At the end of the day, it’s just hair, I’m adventurous and it does grow back.
Your friend surprises you with a 4 day city break and you have one hour to pack, which ‘Do It All’ palette do you pack in your makeup bag?
I’d only need 20 minutes because I already have a go-bag, packed and ready to run with (occupational hazard). In it is my Urban Decay Naked Basics Palette, Daniel Sandler Beyond Sunset Eye Shadow Palette, my entire collection of Cheap Thrills, L’Oreal SuperLiner Perfect Slim Eyeliner, whatever random freebie mascara I happen to have at the time, Becca Stick Foundation and Bourjois Blush Exclusif, translucent pressed powder and a set of brushes.
The 20 minutes are for packing clothes and shoes.
Yeah, it’s not really a palette. I don’t play by the rules.
Your house has been robbed, don’t worry everyone is safe, but your beauty stash has been raided. What’s the product you really hope is safe?
A small vial of a no-name perfume my dad gave me when I was about 13. I’ve carried it everywhere with me. I don’t wear it, but it has tremendous sentimental value for me.
The rest can all be replaced and, oh, how much fun would that be if I ignore how much it would hurt my bank balance.

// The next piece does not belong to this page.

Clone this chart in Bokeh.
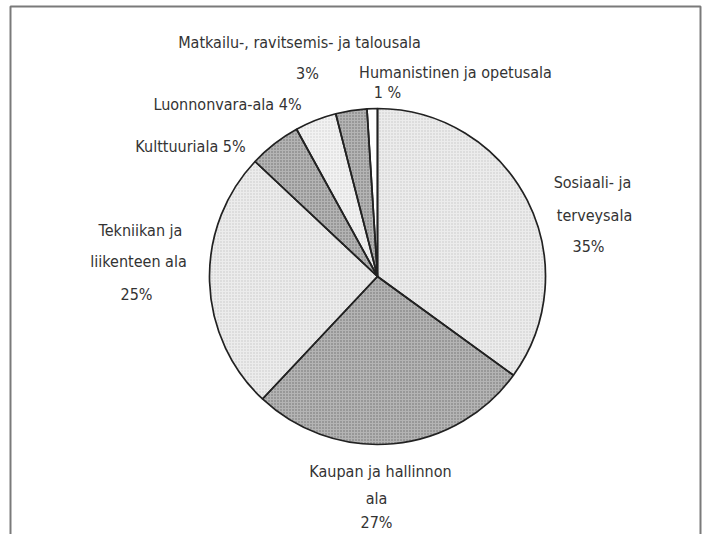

Your friend borrows makeup and returns it in an awful condition. Do you:
A) Pretend you haven’t noticed
B) Ask them to re-purchase it
C) Secretly do it back to their makeup
Again, none of the choices here are really me, well not completely anyway. I don’t generally lend out makeup (it’s more of a hygiene thing) and anyone that knows me knows that I like to keep things as immaculate and tidy as possible. They would not dare return anything borrowed in any worse condition (books, especially) because I would certainly say something and express how upset/disappointed I am. But I wouldn’t make them repurchase.
Thanks again for the tag, Rae – pity I can’t retag you. I am going to go against the grain and shout out to YOU reader. Yes, you.
I want you to tell me your answers to the same scenarios above.
If you’re a blogger, please do tag me so I can come back with a flat white and read your answers.